The Circuit Court is the only Virginia trial court with authority to grant a divorce; the General District Court and the Juvenile and Domestic Relations District Court in Montgomery County cannot. The J&DR court does handle custody, visitation, and child support disputes for unmarried parents and pre-divorce emergencies, but final divorce decrees come exclusively from the Circuit Court. Blacksburg residents in the Northside, Toms Creek, or Ellett Valley areas, and Virginia Tech employees in the downtown corridor, all use this same Christiansburg courthouse. Parking is available on-site, and the Clerk's civil division accepts filings in person; documents may not be emailed or faxed for divorce matters.
How much does a divorce lawyer cost in Blacksburg?
A Blacksburg divorce lawyer typically charges $250-$400 per hour, with uncontested flat-fee cases running $1,500-$3,500 and contested divorces ranging $7,000-$14,000 or more. The court filing fee adds $86-$95, and sheriff service adds about $12 per document. Costs rise sharply when custody, business valuation, or Virginia Tech retirement (VRS or ORP) accounts are contested.
Legal fees in the New River Valley tend to run below Northern Virginia rates but reflect the same statutory complexity. An uncontested divorce with a complete property settlement agreement and no minor children is the least expensive path, often handled for a flat fee. Contested matters that require depositions, expert witnesses, or a commissioner in chancery for equitable distribution drive the total higher. Blacksburg households with academic pension plans should budget for a Qualified Domestic Relations Order, which often costs $500-$1,200 to draft separately. You can estimate your own range with the divorce cost estimator before consulting an attorney. Low-income filers may qualify for a fee waiver if household income is at or below 125% of the federal poverty guidelines.
How long does a divorce take in Blacksburg?
An uncontested Blacksburg divorce takes about 1-3 months after the separation period ends, while contested cases commonly run 8-18 months through the Montgomery County Circuit Court. The required separation is six months when there are no minor children and a signed agreement, or twelve months otherwise, under Va. Code § 20-91(A)(9). The clock starts the day spouses begin living separate and apart.

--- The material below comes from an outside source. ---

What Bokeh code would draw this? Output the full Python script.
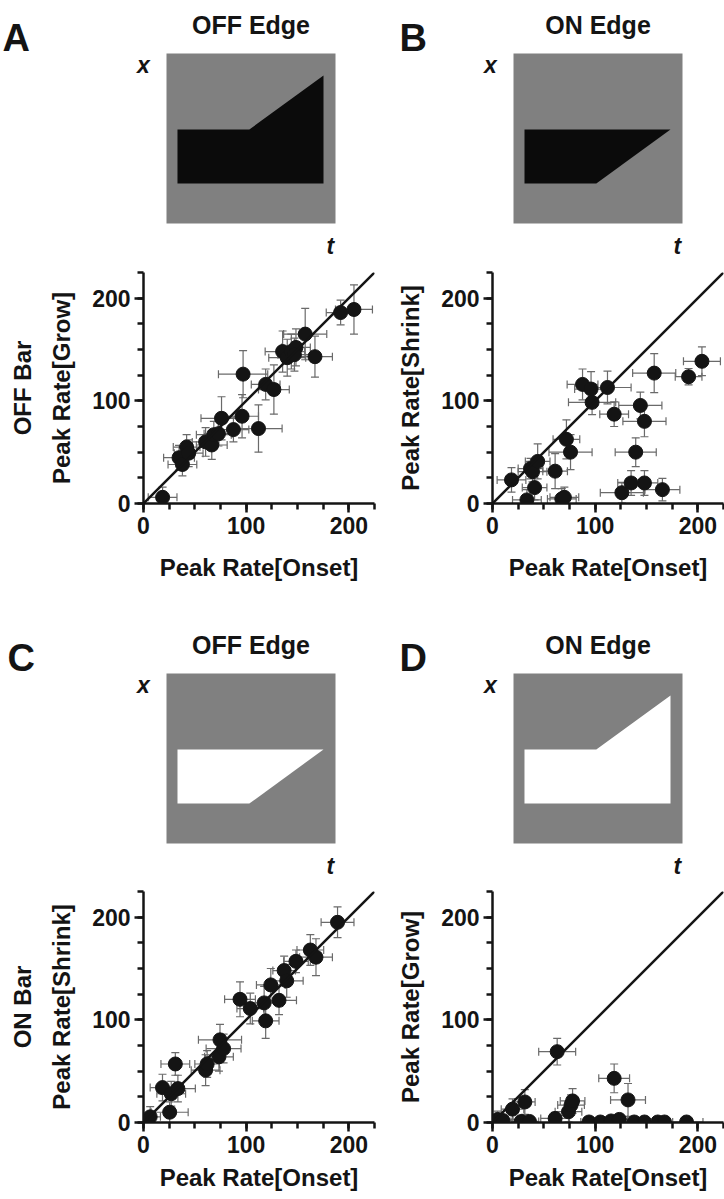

The separation period is the longest part of the timeline, not court processing. Once the statutory period passes and both spouses sign a settlement agreement, an uncontested no-fault divorce can be finalized quickly using the streamlined affidavit procedure in Va. Code § 20-106(F), avoiding a courtroom appearance entirely. Contested cases move slower because of discovery, custody evaluations, and the Circuit Court's docket. Equitable distribution disputes may be referred to a commissioner in chancery, which adds several months. Virginia Tech's academic calendar does not affect court scheduling, but faculty on nine-month contracts often plan filings around the academic year to manage income disclosures and support calculations.

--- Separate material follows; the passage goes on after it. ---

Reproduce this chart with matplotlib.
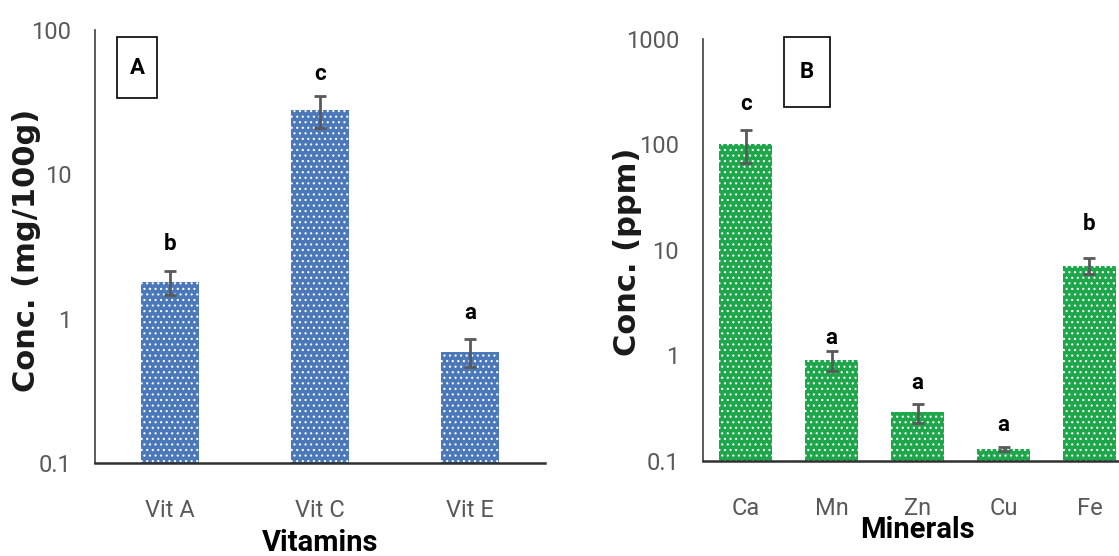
import matplotlib
matplotlib.use("Agg")
import matplotlib.pyplot as plt
from matplotlib.patches import Rectangle

# ---- data ----
vit_names = ["Vit A", "Vit C", "Vit E"]
vit_values = [1.8, 28.0, 0.59]
vit_errors = [0.33, 7.0, 0.13]
vit_letters = ["b", "c", "a"]

min_names = ["Ca", "Mn", "Zn", "Cu", "Fe"]
min_values = [102.0, 0.9, 0.29, 0.13, 7.1]
min_errors = [35.0, 0.19, 0.06, 0.006, 1.2]
min_letters = ["c", "a", "a", "a", "b"]

vit_ticks = [0.1, 1, 10, 100]
vit_ticklabels = ["0.1", "1", "10", "100"]
min_ticks = [0.1, 1, 10, 100, 1000]
min_ticklabels = ["0.1", "1", "10", "100", "1000"]

plt.rcParams['hatch.color'] = 'white'
plt.rcParams['hatch.linewidth'] = 0.8

TICKFONT = ['Roboto', 'DejaVu Sans']
GRAY = '#595959'

fig = plt.figure(figsize=(11.19, 5.56), dpi=100)
axA = fig.add_axes([0.0849, 0.167, 0.402, 0.779])
axB = fig.add_axes([0.628, 0.171, 0.384, 0.759])


def draw(ax, names, values, errors, letters, color, width, ylim, ticks, ticklabels,
         letter_offsets, ylabel, ylabel_xy, xlabel, xlabel_xy, panel, box):
    x = list(range(len(names)))
    ax.bar(x, values, width=width, color=color, hatch='...', linewidth=0)
    ax.errorbar(x, values, yerr=errors, fmt='none', ecolor=GRAY, elinewidth=2,
                capsize=4, capthick=2)
    ax.set_yscale('log')
    ax.set_ylim(*ylim)
    ax.set_xlim(-0.5, len(names) - 0.5)
    ax.set_yticks(ticks)
    ax.set_yticklabels(ticklabels)
    ax.yaxis.set_minor_locator(matplotlib.ticker.NullLocator())
    ax.set_xticks(x)
    ax.set_xticklabels(names)
    for lab in ax.get_xticklabels() + ax.get_yticklabels():
        lab.set_family(TICKFONT)
        lab.set_fontsize(17)
        lab.set_color(GRAY)
    ax.tick_params(axis='both', length=0)
    ax.tick_params(axis='x', pad=26)
    ax.tick_params(axis='y', pad=17)
    for s in ['top', 'right']:
        ax.spines[s].set_visible(False)
    ax.spines['left'].set_color('#404040')
    ax.spines['bottom'].set_color('#303030')
    ax.spines['left'].set_linewidth(1.2)
    ax.spines['bottom'].set_linewidth(1.8)
    for xi, v, e, l, off in zip(x, values, errors, letters, letter_offsets):
        ax.annotate(l, (xi, v + e), xytext=(0, off), textcoords='offset points',
                    ha='center', va='center', fontsize=16, fontweight='bold',
                    family=TICKFONT, color='black')
    fig.text(*ylabel_xy, ylabel, rotation=90, ha='center', va='center',
             fontsize=22, fontweight='bold', family='DejaVu Sans', color='#1a1a1a')
    fig.text(*xlabel_xy, xlabel, ha='center', va='center',
             fontsize=21, fontweight='bold', family=TICKFONT)
    # panel label box
    bx0, by0, bx1, by1 = box
    fig.patches.append(Rectangle((bx0, by0), bx1 - bx0, by1 - by0,
                                 transform=fig.transFigure, fill=False,
                                 edgecolor='black', linewidth=1.2))
    fig.text((bx0 + bx1) / 2, (by0 + by1) / 2, panel, ha='center', va='center',
             fontsize=16, fontweight='bold', family=TICKFONT)


draw(axA, vit_names, vit_values, vit_errors, vit_letters, '#4a78b8', 0.39,
     (0.1, 100), vit_ticks, vit_ticklabels, [20, 16, 19],
     'Conc. (mg/100g)', (27 / 1119, 1 - 250 / 556),
     'Vitamins', (320 / 1119, 1 - 543 / 556), 'A',
     (117 / 1119, 1 - 98 / 556, 157 / 1119, 1 - 37 / 556))

draw(axB, min_names, min_values, min_errors, min_letters, '#1ea64a', 0.62,
     (0.1, 1000), min_ticks, min_ticklabels, [19, 10, 15, 16, 25],
     'Conc. (ppm)', (628 / 1119, 1 - 252 / 556),
     'Minerals', (917 / 1119, 1 - 530 / 556), 'B',
     (784 / 1119, 1 - 107 / 556, 830 / 1119, 1 - 37 / 556))

fig.savefig('out.png', dpi=100)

What are the residency requirements to file in Blacksburg, Virginia?
To file for divorce in Blacksburg, at least one spouse must have been a bona fide resident and domiciliary of Virginia for at least six months before filing, under Va. Code § 20-97. The other spouse does not need to live in Virginia. Active-duty military stationed in Virginia for six months or more are presumed domiciled here for divorce purposes.
Residency and domicile are distinct: domicile means Virginia is your true, fixed home with intent to remain. Virginia Tech students who moved to Blacksburg only for school may not automatically establish domicile; the court looks at voter registration, a Virginia driver's license, vehicle registration, and where you pay taxes. Service members assigned to nearby installations or who were domiciled in Virginia before an overseas deployment retain Virginia domicile under Va. Code § 20-97. If neither spouse meets the six-month threshold, the Montgomery County Circuit Court lacks jurisdiction and will dismiss the case until the requirement is satisfied.

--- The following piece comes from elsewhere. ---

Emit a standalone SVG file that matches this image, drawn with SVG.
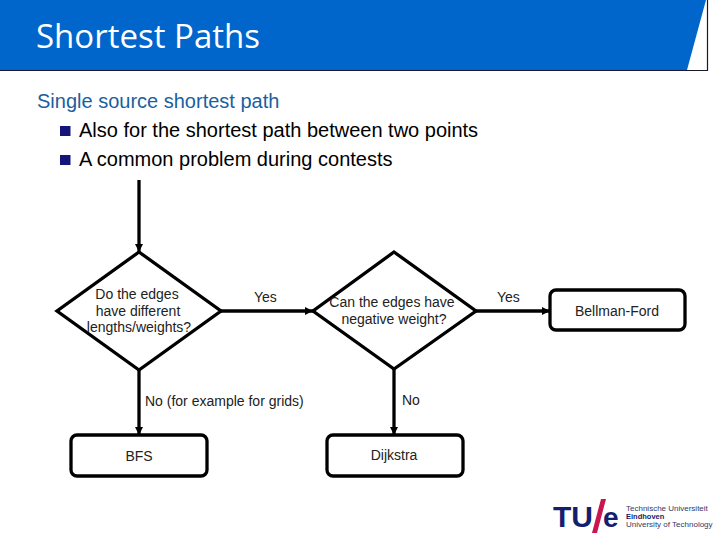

How is property and custody handled in a Blacksburg divorce?
Virginia is an equitable distribution state under Va. Code § 20-107.3, meaning the Montgomery County Circuit Court divides marital property fairly rather than automatically 50/50. The court first classifies assets as marital, separate, or hybrid, then weighs factors including the length of the marriage and each spouse's monetary and nonmonetary contributions. Child custody follows the best-interests standard in Va. Code § 20-124.3.
Marital property includes assets acquired during the marriage, such as a Blacksburg home, retirement accounts, and Virginia Tech ORP or VRS pension benefits earned during the marriage. Separate property covers what each spouse owned before marriage or received by gift or inheritance. Debt incurred between marriage and separation is presumed marital under § 20-107.3, regardless of whose name is on it. For children, the court applies the ten best-interests factors in Va. Code § 20-124.3, including each parent's relationship with the child and any history of family abuse. Parents can estimate obligations using the child support calculator, which applies Virginia's income-shares guidelines under Va. Code § 20-108.2. Spousal support requests are evaluated under the factors in Va. Code § 20-107.1.